In early February of 1958 "You Can Lead Me Baby" and "Unfriendly Woman" is released by Vee-Jay on # 265. The session was recorded with Frank Bradford on piano, Eddie Taylor on guitar, Everett McCrary on bass, and Richard Johnson on drums. "I Love You Honey" and "You've Taken My Woman" is out later in the year on # 293 with Joe Hunter on piano. In January of 1959 Vee-Jay Records announces an upcoming LP album by Hooker to be recorded without modern technology intruding on the basic "down home" blues style of the artist. In March Hooker records a new version of "I'm In The Mood" his hit song from eight years before for Vee-Jay. The other side is a new tune called "Maudie" on # 308. In July another remake for Vee-Jay - "Boogie Chillun" is paired with "Tennessee Blues" on # 319. In September Vee-Jay releases the LP album "I'm John Lee Hooker" on # 1007. In October more remakes with "Crawlin Kingsnake" and "Hbo Blues" on # 331. From a session in California there are two singles released on the Lauren Records label. "Ballad To Abraham Lincoln" and "Mojo Hand" is on # 361, and "Deep Down In My Heart" and "I Lost My Job" on # 362. At year's end a Detroit session with Jim Miller on trumpet, Johnny Hooks on sax, Bob Thurman on piano, and Tom Whitehead on drums result in Fortune # 853 - "Cry baby" and "I Love You Baby" and Hi-Q # 5018 - "Blues For Christmas" and "Big Fine Woman".

As the world entered the nineteen sixties, John Lee Hooker became another of the traditional blues artists that experienced a "re-discovery" of sorts.
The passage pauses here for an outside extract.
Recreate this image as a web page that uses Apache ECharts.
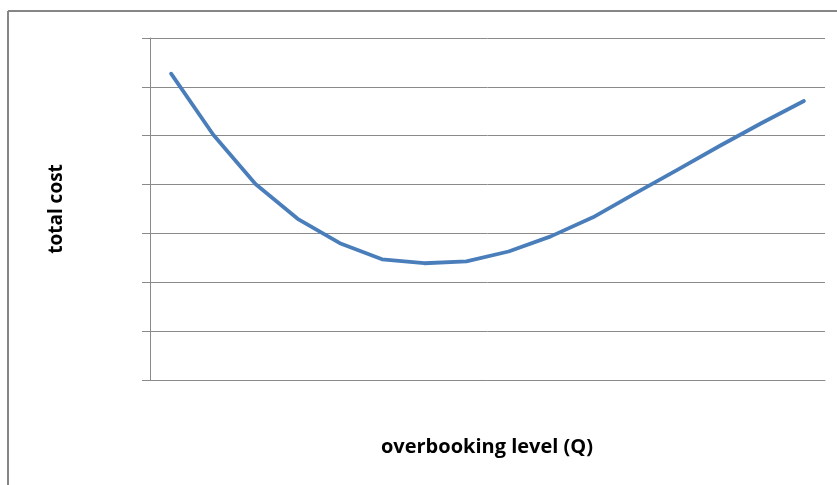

John Lee played the Newport Folk Festivals in the early sixties, a solo performance that was heavy in dramatics on songs such as "Tupelo Flood" and "Bus Driver Blues". A bigger reception was awaiting in Europe especially in England. His tours on the continent with the American Folk Blues Festival, and his recognition by musicians in the British invasion bands went a long way in securing his importance. Eric Burdon & The Animals had a world wide hit with Hooker's "Boom Boom Boom", and back in the United States his appearances went from small dance clubs to coffee houses, folk music clubs, and college campuses. He continued recording, now mostly in the LP album format beginning with the Bluesway label (although a few singles were released by Vee-Jay in the sixties, and one by Chess). He partnered with American boogie band Canned Heat for a very successful double LP album called "Hooker & Heat". In 1969 he performed at the Bluesmasters Sessions at the Electric Circus in New York City. John Lee Hooker then became inactive from the mid seventies through the late eighties when his album "The Healer" resurrected interest in his music. He recorded a few more albums for Point Blank and was widely acknowledged as a true American master of the blues.

The blues and boogie was stilled in June of 2001 as John Lee Hooker passed away at the age of 83. He was alone in his style, fondly remembered for his talent and personality, an enormous influence on the music of the world, and will be greatly missed by a huge cross section of the population of this planet.

As a representative selection of cd recordings of Hooker's are listed, the usual caution of duplication of songs should be noted.

For those who want a concise cross section of Hooker's work there are two cds that will fill the bill - "The Definitive Collection" from Hip-O in '06 contains 20 essential tracks; and "The Ultimate Collection : 1948-1990" from Rhino in 1991 with 31 tracks covers a lot of the same ground. Either one is a good starting point with a competent overview of the man's great career. MCA has a set from Hooker's "re-discovery years" with "Best Of : 1965-1974" with 16 tracks from 1992. From the same period comes the remastered 1970 double LP "Hooker 'n Heat" from Capitol featuring John Lee and Canned Heat. For the more completist listener there is "Hooker" a 4cd box set from Shout Factory in '06 with 84 tracks covering his entire career. But now it gets interesting - for those who want only the full story and the sounds of the times there are a number of recordings that are very label specific. For the short version there is "The Legendary Modern Recordings : 1948-1954" from Virgin in 1994 with 24 tracks. But that is only the beginning. "Jack 'O Diamonds - The 1949 Recordings" from Eagle released in 2004 features rare one offs, unreleased, and alternate takes of John Lee Hooker's early work. And then there is the treasure trove of these years. A 2003 series called (and they are not exaggerating) "The Complete John Lee Hooker" from Body & Soul. This is a mind boggling six volume double set (each with at least 44 tracks) covering the years 1949 to 1954. Next there is the "Vee-Jay Box" a six cd set from P-Vine covering that label's output from 1955-1964. Chess Records not to be outdone offers "The Best Chess Sides" from 1997 with 16 tracks for that label by Hooker. The best of the live recordings are also available. "Live At Newport" from the early sixties has John Lee on the verge of re-invention. From Vanguard in 2002, this double cd features 17 tracks. From MCA is "Live At The Cafe Au Gogo" a remastered cd from 1996 features Hooker in 1966 at the club plus a few tracks from Soledad prison in 1972. There are 13 tracks on this interesting recording. And finally there is the two volume "Live At Sugar Hill" from Ace (UK) in 1993, or the shorter version from Fantasy in 2002.

I am left with the memory of meeting John Lee Hooker, alone on a street corner in the East Village of Manhattan one night at one a.m. in 1969. He had earlier performed at the Electric Circus series of weeknight Blues Masters programs. What lasted most in those few minutes was someone who seemed at peace with himself, finally able to enjoy some of the rewards of a long life of making a go of what he knew best-his interpretation of life around him and what he endured to reach the place at which he was. He remains a truly important influence to so many.